James Bolon started out his Interdisciplinary Studies journey with a program he designed called Social Dynamics of Sports, combining Sports Administration and Sociology. However, after completing his first year he discovered that his passions lay more with Sociology than sports. His growing interests included racism, income inequality, and group dynamics that led to biased thinking and self-censorship. Because of the flexibility of the INDS program, James was able to re-direct his course of study and created a new major titled Social Change and Public Policy, which combines the fields of Sociology and Political Science. James plans to continue his pursuit toward social change in graduate school.

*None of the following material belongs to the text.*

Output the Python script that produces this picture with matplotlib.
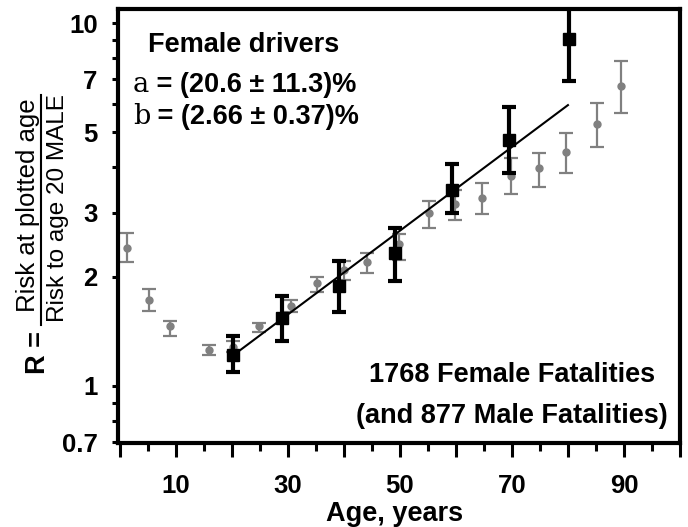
import matplotlib
matplotlib.use("Agg")
import matplotlib.pyplot as plt
from matplotlib.lines import Line2D
from matplotlib.ticker import FixedLocator, FixedFormatter, NullLocator

plt.rcParams['font.family'] = ['Liberation Sans', 'DejaVu Sans']

# gray points: reference (male) ratios
male_age = [1.3, 5.3, 8.9, 16.0, 20.3, 24.9, 30.6, 35.3, 40.0, 44.2, 49.9, 55.2, 59.8, 64.7, 69.8, 74.8, 79.7, 85.1, 89.4]
male_r = [2.40, 1.73, 1.46, 1.26, 1.28, 1.46, 1.66, 1.92, 2.09, 2.20, 2.46, 2.99, 3.17, 3.30, 3.79, 3.99, 4.41, 5.27, 6.71]
male_lo = [2.19, 1.61, 1.37, 1.22, 1.24, 1.41, 1.60, 1.82, 1.96, 2.05, 2.23, 2.72, 2.87, 2.97, 3.37, 3.54, 3.87, 4.56, 5.66]
male_hi = [2.64, 1.85, 1.51, 1.30, 1.33, 1.49, 1.72, 2.00, 2.21, 2.32, 2.63, 3.24, 3.46, 3.62, 4.24, 4.38, 4.97, 6.02, 7.85]

# black squares: female drivers
fem_age = [20.2, 29.0, 39.1, 49.2, 59.3, 69.4, 80.1]
fem_r = [1.22, 1.54, 1.89, 2.32, 3.47, 4.76, 9.02]
fem_lo = [1.09, 1.33, 1.60, 1.95, 3.00, 3.87, 6.93]
fem_hi = [1.37, 1.77, 2.21, 2.72, 4.08, 5.88, 11.7]

# fitted line end points
fit_age = [20, 80]
fit_r = [1.206, 5.94]

xticks = [0, 10, 20, 30, 40, 50, 60, 70, 80, 90, 100]
xtick_labels = ['', '10', '', '30', '', '50', '', '70', '', '90', '']
xminor = [5, 15, 25, 35, 45, 55, 65, 75, 85, 95]
yticks = [0.7, 0.8, 0.9, 1, 2, 3, 4, 5, 6, 7, 8, 9, 10]
ytick_labels = ['0.7', '', '', '1', '2', '3', '', '5', '', '7', '', '', '10']

fig = plt.figure(figsize=(6.88, 5.27), dpi=100)
ax = fig.add_axes([0.1715, 0.1588, 0.8169, 0.8247])

gray = '#808080'
m_err = [[r - lo for r, lo in zip(male_r, male_lo)], [hi - r for r, hi in zip(male_r, male_hi)]]
ax.errorbar(male_age, male_r, yerr=m_err, fmt='o', color=gray, ms=5, elinewidth=1.6,
            capsize=5, capthick=1.6, zorder=2)
ax.plot(fit_age, fit_r, color='black', lw=1.5, zorder=3)
f_err = [[r - lo for r, lo in zip(fem_r, fem_lo)], [hi - r for r, hi in zip(fem_r, fem_hi)]]
ax.errorbar(fem_age, fem_r, yerr=f_err, fmt='s', color='black', ms=8.5, elinewidth=3,
            capsize=5, capthick=3, zorder=4)

ax.set_yscale('log')
ax.set_xlim(-0.3, 100)
ax.set_ylim(0.695, 10.95)

ax.xaxis.set_major_locator(FixedLocator(xticks))
ax.xaxis.set_major_formatter(FixedFormatter(xtick_labels))
ax.xaxis.set_minor_locator(FixedLocator(xminor))
ax.yaxis.set_major_locator(FixedLocator(yticks))
ax.yaxis.set_major_formatter(FixedFormatter(ytick_labels))
ax.yaxis.set_minor_locator(NullLocator())

for s in ax.spines.values():
    s.set_linewidth(3)
ax.tick_params(axis='x', which='major', length=10, width=2.2, pad=12, labelsize=18.5)
ax.tick_params(axis='x', which='minor', length=6, width=2.2)
ax.tick_params(axis='y', which='major', length=4.6, width=2.2, pad=10, labelsize=18.5)
for lab in ax.get_xticklabels() + ax.get_yticklabels():
    lab.set_fontweight('bold')

ax.set_xlabel('Age, years', fontsize=19.5, fontweight='bold')
ax.xaxis.set_label_coords(0.492, -0.133)

# annotations
ax.text(0.0534, 0.9004, 'Female drivers', transform=ax.transAxes, fontsize=19.5,
        fontweight='bold', va='baseline')
ta = ax.text(0.0267, 0.8083, 'a', transform=ax.transAxes, fontsize=19.5,
             family='DejaVu Serif', va='baseline')
ax.annotate(' = (20.6 \u00b1 11.3)%', xy=(1, 0), xycoords=ta, fontsize=19.5,
            fontweight='bold', va='bottom')
tb = ax.text(0.0267, 0.7347, 'b', transform=ax.transAxes, fontsize=19.5,
             family='DejaVu Serif', va='baseline')
ax.annotate(' = (2.66 \u00b1 0.37)%', xy=(1, 0), xycoords=tb, fontsize=19.5,
            fontweight='bold', va='bottom')
ax.text(0.701, 0.141, '1768 Female Fatalities', transform=ax.transAxes, fontsize=19.5,
        fontweight='bold', ha='center', va='baseline')
ax.text(0.701, 0.0467, '(and 877 Male Fatalities)', transform=ax.transAxes, fontsize=19.5,
        fontweight='bold', ha='center', va='baseline')

# y label as a fraction
W, H = 688.0, 527.0
fig.text(38 / W, 1 - 353 / H, 'R =', rotation=90, fontsize=19.5, fontweight='bold',
         ha='center', va='center')
fig.text(28 / W, 1 - 205 / H, 'Risk at plotted age', rotation=90, fontsize=18.5,
         ha='center', va='center')
fig.text(58 / W, 1 - 208 / H, 'Risk to age 20 MALE', rotation=90, fontsize=17.5,
         ha='center', va='center')
fig.add_artist(Line2D([41 / W, 41 / W], [1 - 95 / H, 1 - 325 / H], color='black', lw=1.5))

fig.savefig('out.png', dpi=100)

The Interdisciplinary Studies B.A. program is available for motivated students who think outside the box about their education, or who have a particular career path in mind. To find out more about how to design you own major, visit ISSD:BA Program Webpage.
UNC’s ROTC program focuses on teaching students leadership skills. Students participate in physical training, leadership labs, and combat water survival tests. When students graduate from ROTC, they will earn the bar of a Second Lieutenant and can choose to be commissioned into the Active Army, Army Reserve, or Army National Guard. The UNC ROTC was also recently featured in the national news!
CJ Anderson decided to join ROTC because his family has a history in the military. By choosing to join ROTC rather than a military service academy, CJ was able to enjoy the traditional college experience while still gaining the benefits and experience of military training. He also received an ROTC 4-year national scholarship that covered all of his tuition and fees, as well as providing additional stipends. “ROTC has kept me physically active while teaching me useful leadership skills that I will use in my future career,” CJ told me. “Believe it or not, the army can be quite flexible with what you do in it. Now I want to go active duty and earn my retirement, but there is always an option of me joining the National Guard or Reserves if I wish to seek employment in the civilian sector while still serving.” Once CJ graduates, he plans to commission as a Second Lieutenant of the United States Army.
Eric Dershem joined the UNC Air Force ROTC for the training opportunities and to be a part of something bigger than himself. He also grew up in a military family and wanted to continue the tradition of military service. The Detachment 90 program, which is a joint AFROTC program for students of UNC, CSU, Front Range Community College, and AIMS Community College, gives students the opportunity to commission as a Second Lieutenant in the United States Air Force or Space Force. It is also one of the top-rated detachments in the nation, and an important part of Eric’s decision to transfer to UNC. Eric states, “By joining AFROTC, I have been able to gain fundamental skills related to leadership and discipline as well as improve my physical fitness. Not only this, but I have gotten to know an amazing group of fellow cadets who are also dedicated to pushing themselves beyond their limits.” Upon graduation, Eric plans to commission as a Second Lieutenant in the United States Air Force, possibly in aviation or intelligence.